*** Recorded data

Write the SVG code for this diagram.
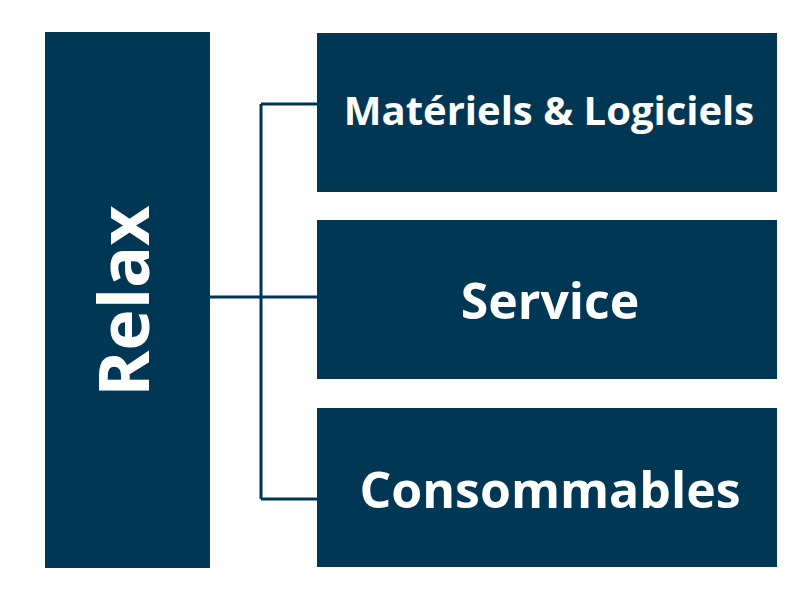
<svg xmlns="http://www.w3.org/2000/svg" width="800" height="600" viewBox="0 0 800 600">
<style>
.box{fill:#003755}
.t{fill:#fff;font-family:"Open Sans",sans-serif;font-weight:bold;text-anchor:middle;dominant-baseline:central}
.c{stroke:#003755;stroke-width:3;fill:none}
</style>
<rect width="800" height="600" fill="#fff"/>
<g id="connectors">
<path class="c" d="M210 297H317M261 104V499M261 104H317M261 499H317"/>
</g>
<g id="relax"><rect class="box" x="45" y="32" width="165" height="536"/>
<text class="t" font-size="70" transform="translate(122 301) rotate(-90)">Relax</text></g>
<g id="materiels"><rect class="box" x="317" y="33" width="460" height="159"/>
<text class="t" x="549" y="109" font-size="40">Matériels &amp; Logiciels</text></g>
<g id="service"><rect class="box" x="317" y="220" width="460" height="159"/>
<text class="t" x="550" y="300" font-size="50">Service</text></g>
<g id="consommables"><rect class="box" x="317" y="408" width="460" height="159"/>
<text class="t" x="550" y="489" font-size="50">Consommables</text></g>
</svg>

******

(Stated goal): Reproduce the full listing faithfully, but do not carry over any pictures.

(Task solution):
Write the SVG code for this diagram.
<svg xmlns="http://www.w3.org/2000/svg" width="800" height="600" viewBox="0 0 800 600">
<style>
.box{fill:#003755}
.t{fill:#fff;font-family:"Open Sans",sans-serif;font-weight:bold;text-anchor:middle;dominant-baseline:central}
.c{stroke:#003755;stroke-width:3;fill:none}
</style>
<rect width="800" height="600" fill="#fff"/>
<g id="connectors">
<path class="c" d="M210 297H317M261 104V499M261 104H317M261 499H317"/>
</g>
<g id="relax"><rect class="box" x="45" y="32" width="165" height="536"/>
<text class="t" font-size="70" transform="translate(122 301) rotate(-90)">Relax</text></g>
<g id="materiels"><rect class="box" x="317" y="33" width="460" height="159"/>
<text class="t" x="549" y="109" font-size="40">Matériels &amp; Logiciels</text></g>
<g id="service"><rect class="box" x="317" y="220" width="460" height="159"/>
<text class="t" x="550" y="300" font-size="50">Service</text></g>
<g id="consommables"><rect class="box" x="317" y="408" width="460" height="159"/>
<text class="t" x="550" y="489" font-size="50">Consommables</text></g>
</svg>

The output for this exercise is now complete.